We have $M_n=\max\left\{X_1,\ldots,X_n\right\}$ where $X_i\sim \exp(1)$ iid , where the cdf of $M_n$ is $(1-e^{-x})^n$.And I want to prove that
$$\lim_{n\rightarrow \infty}\mathbb{E}[(M_n-\ln n)^{+}]=\int_0^\infty 1-e^{-e^{-t}} \, dt$$
$$\lim_{n\rightarrow \infty}\mathbb{E}[(M_n-\ln n)^{-}]=\int_0^\infty e^{-e^{-t}} \, dt$$
So first I try to find the dsitribution of $(M_n-\ln n)^{+}$
$$\mathbb{P}[(M_n- \ln n)^{+}\leq x] = \begin{cases} 0 & M_n-\ln n<0\\ \mathbb{P}[M_n-\ln n] & M_n-\ln n>0 \end{cases}=\begin{cases} 0 & M_n-\ln n<0\\ \left(1-\frac{e^{-x}}n\right)^n & M_n-\ln n>0 \end{cases}$$
Then $$\lim_{n\rightarrow \infty}\mathbb{E}[(M_n-\ln n)^{+}]=\lim_{n\rightarrow \infty}\int_0^\infty xe^{-x}\left(1-\frac{e^{-x}} n \right)^{n-1}\,dx=-\int_0^\infty e^{-e^{-x}} \, dx$$
Same calculation for the negative part , but I'm not getting the correct result .There has to be a mistake , but I dont know what I did wrong.
So, first of all, your derivation of the distribution of $(M_n - \ln n)^+$ is confusing; in particular, nothing depends on $M_n - \ln n$, it can only depend on $x$. The correct way of arguing is the following:
$P(M_n - \ln n)^+ \le x) = 0$ if $x \le 0$. Assuming $x > 0$, we can write that
$$\{(M_n - \ln n)^+ \le x\} = \{M_n \le \ln n\} \cap \{\ln n \le M_n \le \ln n + x\}$$
Which implies, for $x > 0$,
$$P(M_n - \ln n)^+ \le x) = P(M_n \le \ln n) + P(\ln n \le M_n \le \ln n + x) $$$$= F_{M_n}(\ln n) + F_{M_n}(\ln n + x) - F_{M_n} (\ln n) = F_{M_n}(\ln n + x) $$$$= \left(1 - \frac{e^{-x}}n\right)^n $$
At this point, we note that $(M_n - \ln n)^+$ is a r.v. with positive support. We can then use the formula
$$E(X) = \int_0^\infty 1 - F_X(x) dx$$
and bringing the limit inside we arrive at the desired result.

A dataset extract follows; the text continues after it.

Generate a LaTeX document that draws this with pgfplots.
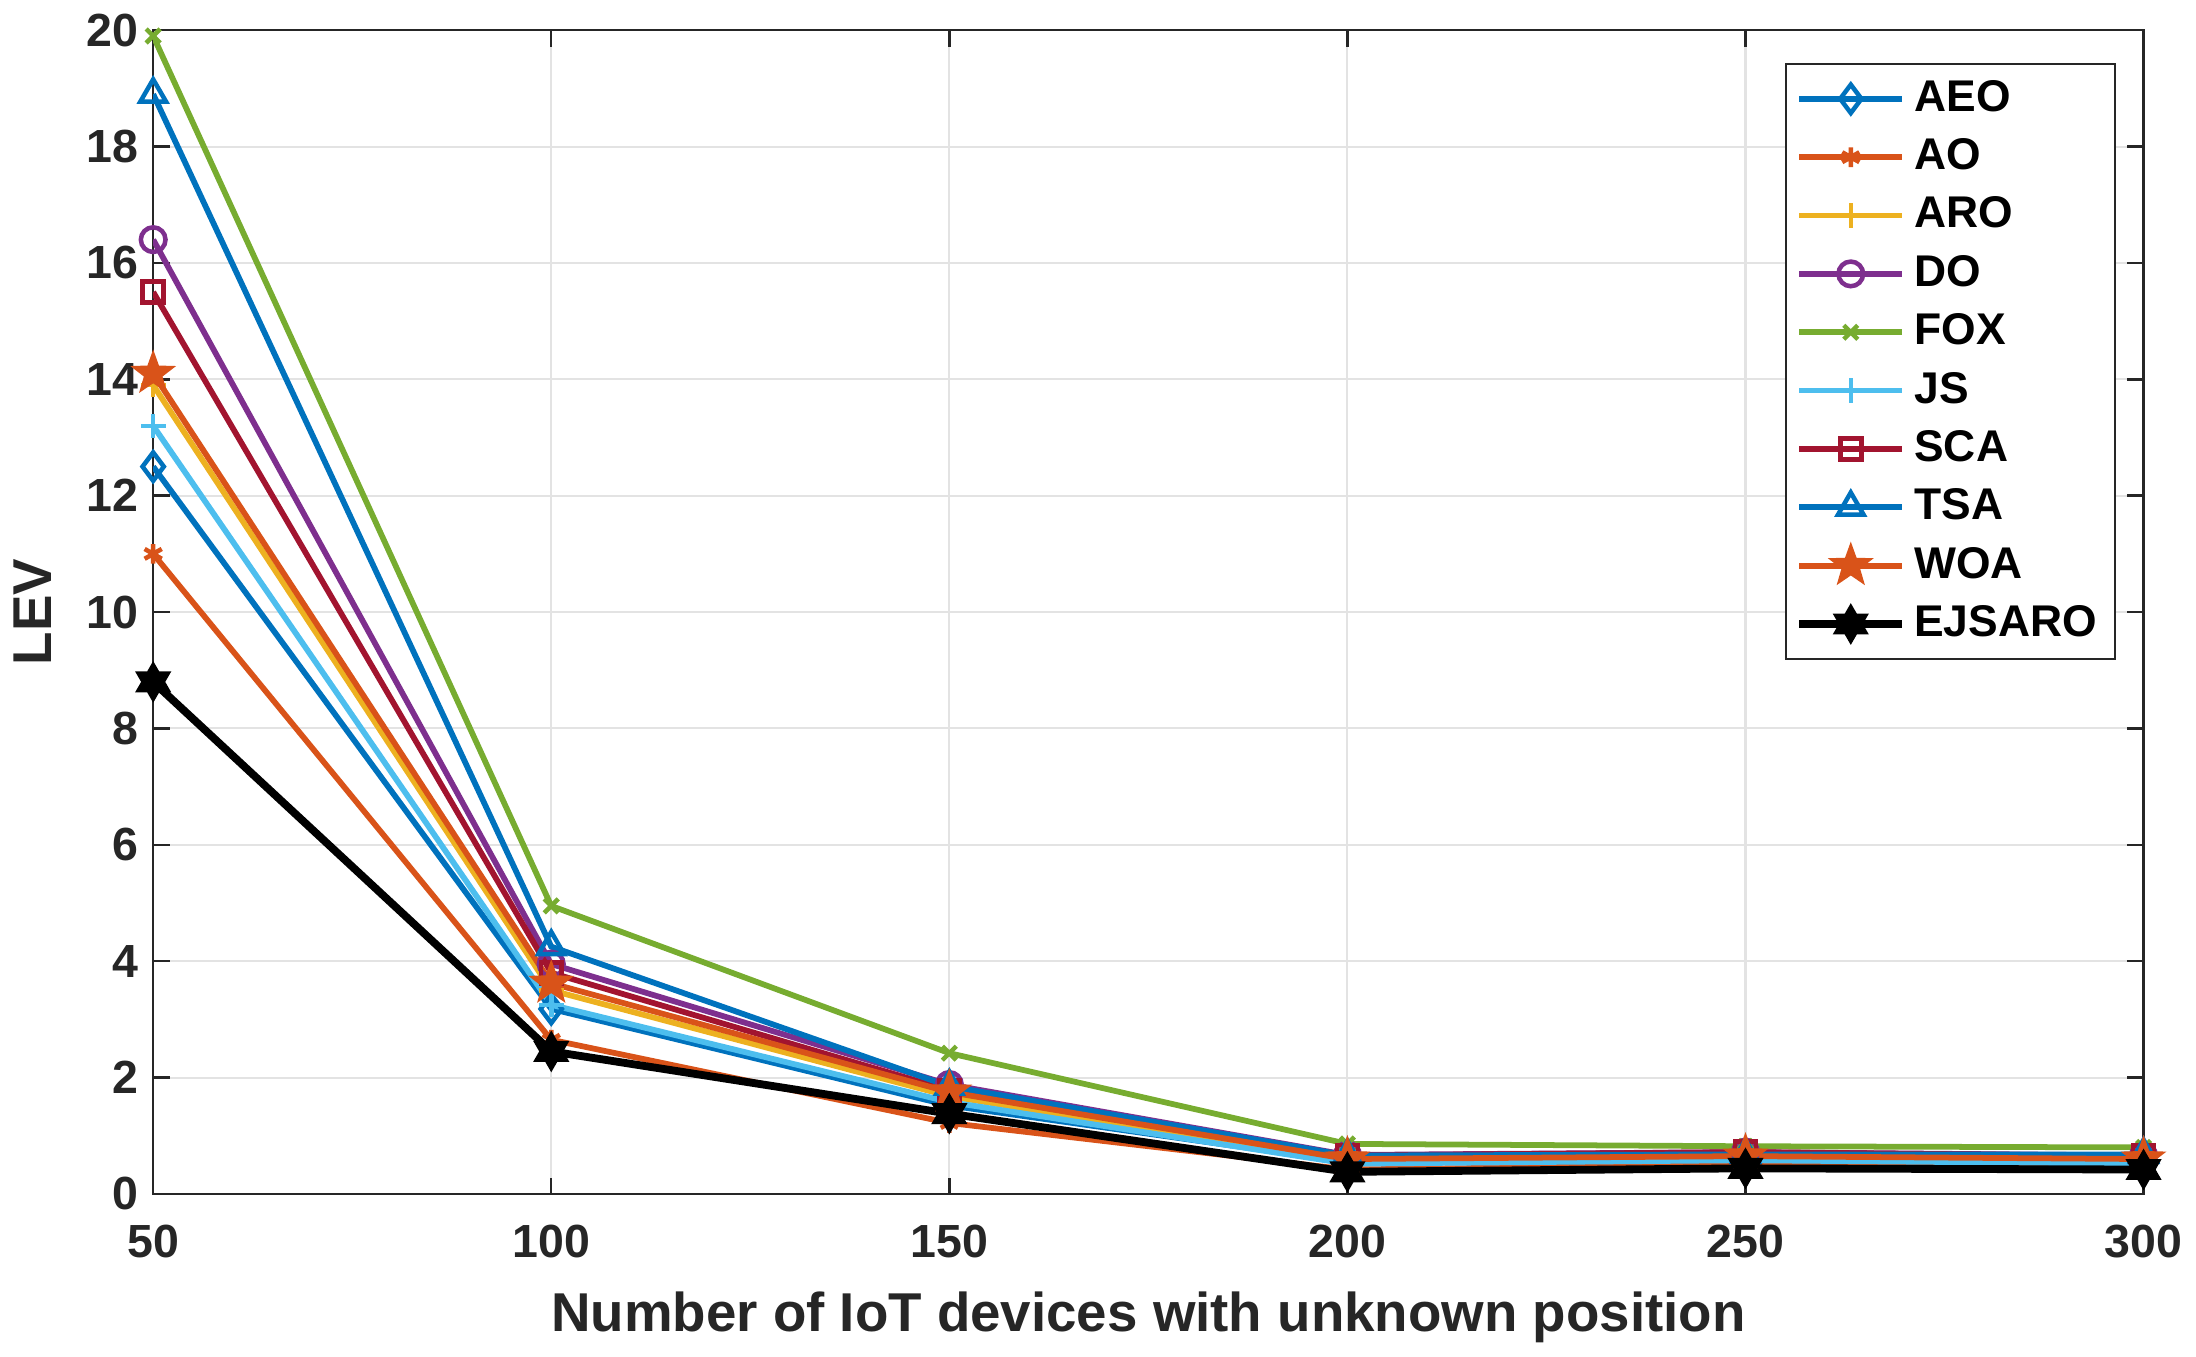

The error in your calculations is probably here:
The density is
$$f_{M_n}(x) = e^{-x}\left(1 - \frac{e^{-x}}n\right)^{n-1}$$
We want the limit
$$\lim_{n\rightarrow \infty}\mathbb{E}[(M_n-\ln n)^{+}]=\lim_{n\rightarrow \infty}\int_0^\infty xe^{-x}\left(1-\frac{e^{-x}} n \right)^{n-1}\,dx$$
Bringing the limit inside we find we get
$$\int_0^\infty xe^{-x}e^{-e^{-x}}\,dx$$
Now, I guess that to get to your result you used integration by parts as this point, since $(e^{-e^{-x}})' = e^{-x}e^{-e^{-x}}$. The issue is that the term outside the integral would be $\displaystyle (xe^{-e^{-x}})\mid_0^\infty$ which does not converge, so integration by parts is invalid.